The task:
Please reproduce exactly the lines between the line holding "What TikZ code" and the line holding "(hLong) at (922,59)", inclusive, leaving out any pictures.

Records provided:

# # # # # # #

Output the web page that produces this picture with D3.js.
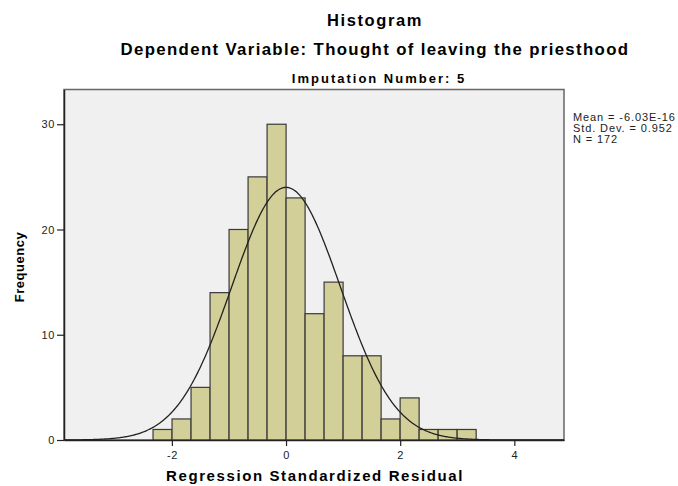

# # # # # # #

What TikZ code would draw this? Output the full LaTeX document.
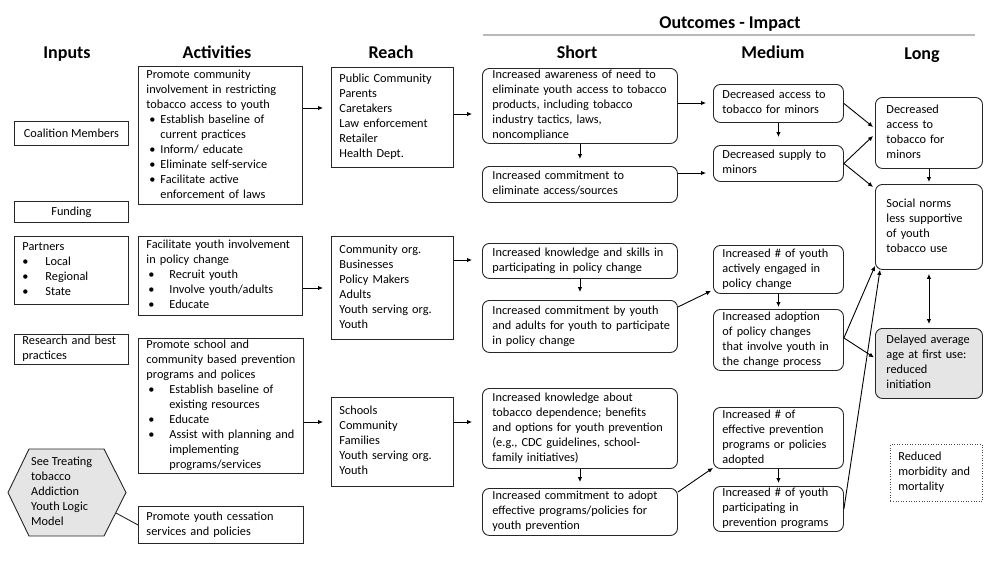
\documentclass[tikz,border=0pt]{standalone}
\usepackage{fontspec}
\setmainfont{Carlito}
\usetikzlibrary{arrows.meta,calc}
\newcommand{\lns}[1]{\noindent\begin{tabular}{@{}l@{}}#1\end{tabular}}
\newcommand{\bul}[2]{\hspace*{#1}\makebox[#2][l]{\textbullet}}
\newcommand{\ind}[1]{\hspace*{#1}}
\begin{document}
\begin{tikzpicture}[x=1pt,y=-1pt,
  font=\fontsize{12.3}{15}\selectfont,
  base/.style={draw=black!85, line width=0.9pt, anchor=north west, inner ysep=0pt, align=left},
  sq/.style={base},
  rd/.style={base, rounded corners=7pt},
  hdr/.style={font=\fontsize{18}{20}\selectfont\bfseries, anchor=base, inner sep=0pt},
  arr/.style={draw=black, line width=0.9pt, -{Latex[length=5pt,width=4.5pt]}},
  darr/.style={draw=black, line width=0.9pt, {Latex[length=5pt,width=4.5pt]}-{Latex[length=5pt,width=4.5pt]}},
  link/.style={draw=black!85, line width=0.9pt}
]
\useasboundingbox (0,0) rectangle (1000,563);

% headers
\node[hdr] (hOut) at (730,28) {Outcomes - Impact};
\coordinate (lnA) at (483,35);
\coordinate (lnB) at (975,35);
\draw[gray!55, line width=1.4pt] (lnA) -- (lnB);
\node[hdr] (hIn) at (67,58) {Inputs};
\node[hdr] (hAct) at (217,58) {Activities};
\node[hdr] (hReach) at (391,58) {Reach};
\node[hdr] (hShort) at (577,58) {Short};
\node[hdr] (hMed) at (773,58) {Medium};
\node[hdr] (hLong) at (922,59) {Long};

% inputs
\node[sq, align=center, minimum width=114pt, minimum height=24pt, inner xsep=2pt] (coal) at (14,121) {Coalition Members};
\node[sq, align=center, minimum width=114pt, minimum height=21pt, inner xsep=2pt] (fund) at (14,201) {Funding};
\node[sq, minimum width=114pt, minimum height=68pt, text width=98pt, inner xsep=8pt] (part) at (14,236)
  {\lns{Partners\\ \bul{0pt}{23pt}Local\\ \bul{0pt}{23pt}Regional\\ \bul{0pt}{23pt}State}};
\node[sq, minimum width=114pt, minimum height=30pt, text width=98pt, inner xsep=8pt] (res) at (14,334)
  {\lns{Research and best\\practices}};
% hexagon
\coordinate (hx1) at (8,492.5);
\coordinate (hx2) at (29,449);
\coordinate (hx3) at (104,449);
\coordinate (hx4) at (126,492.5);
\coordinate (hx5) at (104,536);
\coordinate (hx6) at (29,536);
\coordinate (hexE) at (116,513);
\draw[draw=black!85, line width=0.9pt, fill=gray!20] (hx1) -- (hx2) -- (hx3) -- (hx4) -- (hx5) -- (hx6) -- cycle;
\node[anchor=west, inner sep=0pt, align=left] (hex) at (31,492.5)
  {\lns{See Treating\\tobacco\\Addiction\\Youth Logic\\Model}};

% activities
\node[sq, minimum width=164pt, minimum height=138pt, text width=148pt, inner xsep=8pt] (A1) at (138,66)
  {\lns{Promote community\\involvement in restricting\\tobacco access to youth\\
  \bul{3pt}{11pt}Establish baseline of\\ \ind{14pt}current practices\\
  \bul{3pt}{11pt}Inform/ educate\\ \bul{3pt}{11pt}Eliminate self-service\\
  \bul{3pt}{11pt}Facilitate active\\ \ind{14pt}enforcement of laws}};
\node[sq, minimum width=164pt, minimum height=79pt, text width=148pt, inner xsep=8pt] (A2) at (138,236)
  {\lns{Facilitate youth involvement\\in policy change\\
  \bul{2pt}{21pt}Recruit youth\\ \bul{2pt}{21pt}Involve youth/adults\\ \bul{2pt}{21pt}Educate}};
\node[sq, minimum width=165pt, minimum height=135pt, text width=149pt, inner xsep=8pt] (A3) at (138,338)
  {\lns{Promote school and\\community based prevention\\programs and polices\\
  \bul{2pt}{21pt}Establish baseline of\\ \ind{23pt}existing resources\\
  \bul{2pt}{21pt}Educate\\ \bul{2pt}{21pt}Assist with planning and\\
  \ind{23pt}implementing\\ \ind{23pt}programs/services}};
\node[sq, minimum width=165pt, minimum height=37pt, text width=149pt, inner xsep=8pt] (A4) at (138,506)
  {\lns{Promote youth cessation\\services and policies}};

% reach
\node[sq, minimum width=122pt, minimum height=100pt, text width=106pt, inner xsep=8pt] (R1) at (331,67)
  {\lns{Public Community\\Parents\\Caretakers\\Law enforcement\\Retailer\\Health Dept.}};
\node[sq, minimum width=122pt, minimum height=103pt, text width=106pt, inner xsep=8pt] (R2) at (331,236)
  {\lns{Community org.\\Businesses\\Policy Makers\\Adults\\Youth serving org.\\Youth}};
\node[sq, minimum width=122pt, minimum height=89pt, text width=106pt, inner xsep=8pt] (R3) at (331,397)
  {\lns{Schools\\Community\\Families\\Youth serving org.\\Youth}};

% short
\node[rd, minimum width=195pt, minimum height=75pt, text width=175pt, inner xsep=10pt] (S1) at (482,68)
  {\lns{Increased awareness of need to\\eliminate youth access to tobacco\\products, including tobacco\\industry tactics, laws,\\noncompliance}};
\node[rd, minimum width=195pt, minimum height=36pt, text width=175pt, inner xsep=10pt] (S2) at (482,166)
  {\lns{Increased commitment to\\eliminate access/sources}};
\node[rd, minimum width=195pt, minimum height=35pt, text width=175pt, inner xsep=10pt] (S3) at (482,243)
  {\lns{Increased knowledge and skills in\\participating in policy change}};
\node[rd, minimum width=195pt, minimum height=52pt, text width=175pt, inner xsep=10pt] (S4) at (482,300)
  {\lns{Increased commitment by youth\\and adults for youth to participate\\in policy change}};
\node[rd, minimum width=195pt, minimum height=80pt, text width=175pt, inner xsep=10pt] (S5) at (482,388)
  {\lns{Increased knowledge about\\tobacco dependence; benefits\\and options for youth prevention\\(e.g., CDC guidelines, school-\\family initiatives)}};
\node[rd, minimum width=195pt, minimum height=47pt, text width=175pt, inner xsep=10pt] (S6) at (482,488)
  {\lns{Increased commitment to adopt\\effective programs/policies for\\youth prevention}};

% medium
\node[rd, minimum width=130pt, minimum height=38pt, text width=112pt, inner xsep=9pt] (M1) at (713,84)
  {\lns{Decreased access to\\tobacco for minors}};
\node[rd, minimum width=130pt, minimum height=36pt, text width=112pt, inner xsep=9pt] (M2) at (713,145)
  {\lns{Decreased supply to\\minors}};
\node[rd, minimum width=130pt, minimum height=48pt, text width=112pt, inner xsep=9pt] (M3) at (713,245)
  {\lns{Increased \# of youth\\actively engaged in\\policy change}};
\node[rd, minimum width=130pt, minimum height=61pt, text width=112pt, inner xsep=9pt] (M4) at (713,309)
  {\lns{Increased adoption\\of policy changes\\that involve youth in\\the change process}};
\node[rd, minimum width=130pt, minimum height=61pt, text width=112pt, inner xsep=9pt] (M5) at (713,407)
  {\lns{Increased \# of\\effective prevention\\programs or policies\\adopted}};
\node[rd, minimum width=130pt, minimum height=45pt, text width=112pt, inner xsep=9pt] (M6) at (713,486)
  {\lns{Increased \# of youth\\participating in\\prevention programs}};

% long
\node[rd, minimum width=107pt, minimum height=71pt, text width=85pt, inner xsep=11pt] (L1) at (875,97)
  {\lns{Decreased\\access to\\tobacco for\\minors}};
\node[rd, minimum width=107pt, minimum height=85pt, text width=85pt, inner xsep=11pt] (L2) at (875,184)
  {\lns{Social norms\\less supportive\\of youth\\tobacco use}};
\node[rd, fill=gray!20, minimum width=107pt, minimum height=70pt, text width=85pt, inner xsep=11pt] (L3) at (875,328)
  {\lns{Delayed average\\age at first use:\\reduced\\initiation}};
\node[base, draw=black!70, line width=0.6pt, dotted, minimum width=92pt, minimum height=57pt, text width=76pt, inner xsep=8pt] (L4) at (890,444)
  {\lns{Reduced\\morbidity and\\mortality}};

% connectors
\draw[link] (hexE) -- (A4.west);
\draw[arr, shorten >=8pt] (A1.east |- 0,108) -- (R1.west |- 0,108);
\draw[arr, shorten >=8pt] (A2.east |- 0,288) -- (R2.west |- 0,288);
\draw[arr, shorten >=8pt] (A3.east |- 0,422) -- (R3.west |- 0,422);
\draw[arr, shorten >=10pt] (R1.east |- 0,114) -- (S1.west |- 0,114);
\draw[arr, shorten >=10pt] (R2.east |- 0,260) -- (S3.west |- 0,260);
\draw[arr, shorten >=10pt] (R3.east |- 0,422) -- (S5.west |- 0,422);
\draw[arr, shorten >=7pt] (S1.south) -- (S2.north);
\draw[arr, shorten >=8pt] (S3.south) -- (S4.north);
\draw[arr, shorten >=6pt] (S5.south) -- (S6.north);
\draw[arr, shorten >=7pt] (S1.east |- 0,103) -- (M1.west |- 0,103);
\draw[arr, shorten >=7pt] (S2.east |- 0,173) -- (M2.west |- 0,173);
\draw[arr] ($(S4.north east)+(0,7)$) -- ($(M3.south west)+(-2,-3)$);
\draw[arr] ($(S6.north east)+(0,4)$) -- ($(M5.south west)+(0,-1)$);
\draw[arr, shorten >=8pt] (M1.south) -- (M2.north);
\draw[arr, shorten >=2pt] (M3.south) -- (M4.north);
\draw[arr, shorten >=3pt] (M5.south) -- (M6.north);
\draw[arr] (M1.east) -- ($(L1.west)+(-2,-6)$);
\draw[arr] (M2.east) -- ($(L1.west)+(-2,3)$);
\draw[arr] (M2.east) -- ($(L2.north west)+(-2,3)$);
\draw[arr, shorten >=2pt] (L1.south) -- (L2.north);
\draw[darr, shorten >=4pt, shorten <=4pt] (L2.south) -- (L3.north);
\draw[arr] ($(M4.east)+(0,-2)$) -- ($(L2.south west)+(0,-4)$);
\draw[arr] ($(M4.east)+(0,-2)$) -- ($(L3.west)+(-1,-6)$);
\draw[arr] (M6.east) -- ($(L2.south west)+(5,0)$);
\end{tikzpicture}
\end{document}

# # # # # # #

Correct result:
What TikZ code would draw this? Output the full LaTeX document.
\documentclass[tikz,border=0pt]{standalone}
\usepackage{fontspec}
\setmainfont{Carlito}
\usetikzlibrary{arrows.meta,calc}
\newcommand{\lns}[1]{\noindent\begin{tabular}{@{}l@{}}#1\end{tabular}}
\newcommand{\bul}[2]{\hspace*{#1}\makebox[#2][l]{\textbullet}}
\newcommand{\ind}[1]{\hspace*{#1}}
\begin{document}
\begin{tikzpicture}[x=1pt,y=-1pt,
  font=\fontsize{12.3}{15}\selectfont,
  base/.style={draw=black!85, line width=0.9pt, anchor=north west, inner ysep=0pt, align=left},
  sq/.style={base},
  rd/.style={base, rounded corners=7pt},
  hdr/.style={font=\fontsize{18}{20}\selectfont\bfseries, anchor=base, inner sep=0pt},
  arr/.style={draw=black, line width=0.9pt, -{Latex[length=5pt,width=4.5pt]}},
  darr/.style={draw=black, line width=0.9pt, {Latex[length=5pt,width=4.5pt]}-{Latex[length=5pt,width=4.5pt]}},
  link/.style={draw=black!85, line width=0.9pt}
]
\useasboundingbox (0,0) rectangle (1000,563);

% headers
\node[hdr] (hOut) at (730,28) {Outcomes - Impact};
\coordinate (lnA) at (483,35);
\coordinate (lnB) at (975,35);
\draw[gray!55, line width=1.4pt] (lnA) -- (lnB);
\node[hdr] (hIn) at (67,58) {Inputs};
\node[hdr] (hAct) at (217,58) {Activities};
\node[hdr] (hReach) at (391,58) {Reach};
\node[hdr] (hShort) at (577,58) {Short};
\node[hdr] (hMed) at (773,58) {Medium};
\node[hdr] (hLong) at (922,59) {Long};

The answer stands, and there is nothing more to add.